While working on my next Cakes Without Borders book, which has a recipe that requires swirling cake batter together, I realized how hard it is to explain the technique in words. So instead I thought I would make a quick video demonstrating how I do it!
Step 1: Start with half your main batter
Any time you have a cake recipe that combines two or more types of batter that must be mixed together you can use this method. Usually there is more of one batter than the other. I call the larger quantity batter the main batter and the smaller quantity the swirl batter. To start off fill your pan with about half of your main batter. You can always use a scale to be as accurate as possible, but estimating half the batter works just fine too!
Step 2: Add your swirl batter
Next, add all of your swirl batter to the pan and smooth it out with a spatula.
Step 3: Top with remaining main batter
Top the swirl batter with the remaining main batter and smooth it out.
Step 4: Fold over the batter
Now you are ready to “swirl” the batter, or in this case we are really folding the batters together. Using a rubber spatula start toward the center of the pan, dip the spatula down to the bottom of the pan as you bring it towards you and come back up.
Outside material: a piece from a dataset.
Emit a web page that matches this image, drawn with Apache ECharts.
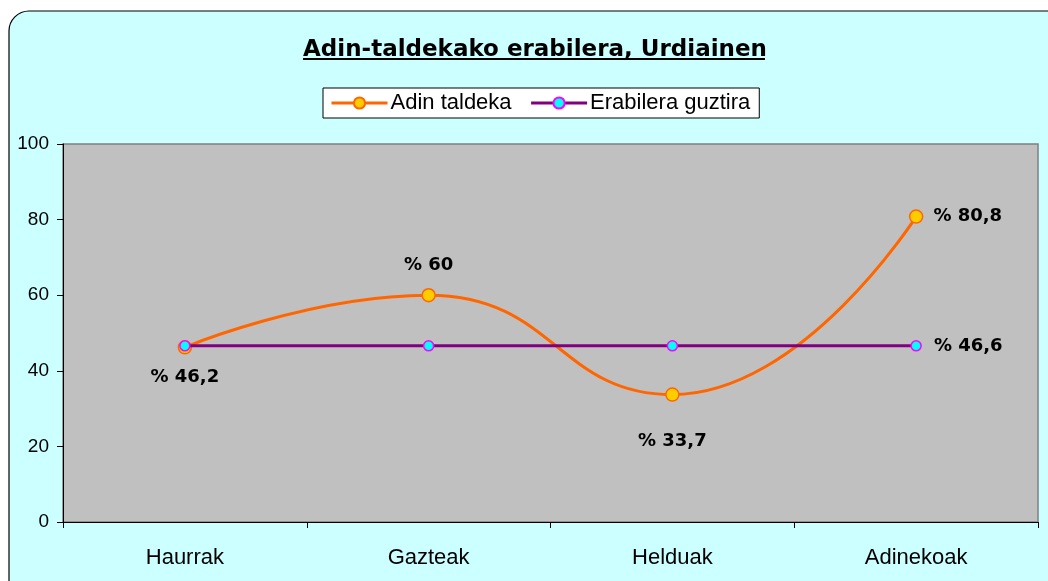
<!DOCTYPE html>
<html>
<head>
<meta charset="utf-8">
<script src="https://cdn.jsdelivr.net/npm/echarts@6/dist/echarts.min.js"></script>
<style>
  html, body { margin: 0; padding: 0; background: #fff; }
  #chart { width: 1048px; height: 581px; }
</style>
</head>
<body>
<div id="chart"></div>
<script>
// data
var categories = ['Haurrak', 'Gazteak', 'Helduak', 'Adinekoak'];
var adinTaldeka = [46.2, 60, 33.7, 80.8];
var erabileraGuztira = [46.6, 46.6, 46.6, 46.6];
var yTicks = [0, 20, 40, 60, 80, 100];

// label position for each orange point
var orangeLabelPos = ['bottom', 'top', 'bottom', 'right'];
var orangeLabelDist = [14, 14, 30, 10];

function pct(v) {
  return '% ' + String(v).replace('.', ',');
}

var chart = echarts.init(document.getElementById('chart'), null, { renderer: 'canvas' });

var orangeData = adinTaldeka.map(function (v, i) {
  return {
    value: v,
    label: { position: orangeLabelPos[i], distance: orangeLabelDist[i] }
  };
});

var purpleData = erabileraGuztira.map(function (v, i) {
  return {
    value: v,
    label: { show: i === erabileraGuztira.length - 1, position: 'right', distance: 12 }
  };
});

var labelStyle = {
  show: true,
  formatter: function (p) { return pct(p.value); },
  fontFamily: 'DejaVu Sans, sans-serif',
  fontWeight: 'bold',
  fontSize: 18,
  color: '#000'
};

var option = {
  backgroundColor: '#ffffff',
  animation: false,
  graphic: [
    {
      type: 'rect',
      z: -10,
      shape: { x: 9, y: 11, width: 1060, height: 600, r: 20 },
      style: { fill: '#CCFFFF', stroke: '#000', lineWidth: 1.2 }
    },
    {
      // title underline
      type: 'line',
      shape: { x1: 303, y1: 59, x2: 765, y2: 59 },
      style: { stroke: '#000', lineWidth: 2 }
    }
  ],
  title: {
    text: 'Adin-taldekako erabilera, Urdiainen',
    left: 530,
    top: 34,
    textAlign: 'center',
    textStyle: {
      fontFamily: 'DejaVu Sans, sans-serif',
      fontWeight: 'bold',
      fontSize: 23,
      color: '#000'
    }
  },
  legend: {
    left: 323,
    top: 88,
    backgroundColor: '#fff',
    borderColor: '#000',
    borderWidth: 1,
    borderRadius: 0,
    padding: [4, 9, 4, 7],
    itemWidth: 56,
    itemHeight: 14,
    itemGap: 18,
    lineStyle: { width: 3 },
    textStyle: {
      fontFamily: 'Arial, Liberation Sans, sans-serif',
      fontSize: 22,
      color: '#000',
      padding: [0, 0, 0, -2]
    },
    data: [
      { name: 'Adin taldeka' },
      { name: 'Erabilera guztira' }
    ]
  },
  grid: {
    left: 63,
    right: 10,
    top: 144,
    bottom: 59,
    show: true,
    backgroundColor: '#C0C0C0',
    borderColor: '#808080',
    borderWidth: 1.5
  },
  xAxis: {
    type: 'category',
    data: categories,
    boundaryGap: true,
    axisLine: { lineStyle: { color: '#000', width: 1 } },
    axisTick: { show: true, length: 6, lineStyle: { color: '#000' } },
    axisLabel: {
      margin: 25,
      fontFamily: 'Arial, Liberation Sans, sans-serif',
      fontSize: 22,
      color: '#000'
    },
    splitLine: { show: false }
  },
  yAxis: {
    type: 'value',
    min: yTicks[0],
    max: yTicks[yTicks.length - 1],
    interval: 20,
    axisLine: { show: true, lineStyle: { color: '#000', width: 1 } },
    axisTick: { show: true, length: 6, lineStyle: { color: '#000' } },
    axisLabel: {
      margin: 14,
      fontFamily: 'Arial, Liberation Sans, sans-serif',
      fontSize: 19,
      color: '#000'
    },
    splitLine: { show: false }
  },
  series: [
    {
      name: 'Adin taldeka',
      type: 'line',
      smooth: 0.5,
      data: orangeData,
      symbol: 'circle',
      symbolSize: 13,
      lineStyle: { color: '#FF6600', width: 3 },
      itemStyle: { color: '#FFCC00', borderColor: '#FF6600', borderWidth: 1.5 },
      label: labelStyle,
      z: 2
    },
    {
      name: 'Erabilera guztira',
      type: 'line',
      data: purpleData,
      symbol: 'circle',
      symbolSize: 10,
      lineStyle: { color: '#800080', width: 3 },
      itemStyle: { color: '#00FFFF', borderColor: '#FF00FF', borderWidth: 1.5 },
      label: labelStyle,
      z: 3
    }
  ]
};

chart.setOption(option);
</script>
</body>
</html>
Continue to fold the batters together going all the way around the pan. I recommend doing this two full times (so once you’ve gone around the entire cake pan, do a second pass). That will make sure the batters are well “swirled” together.
Smooth the top of the batter one last time. I also always recommend tapping the pan on the counter a few times to get out any air bubbles and settle the batter into any crevices (this is especially needed for ornate bundt pans). That’s all there is to it!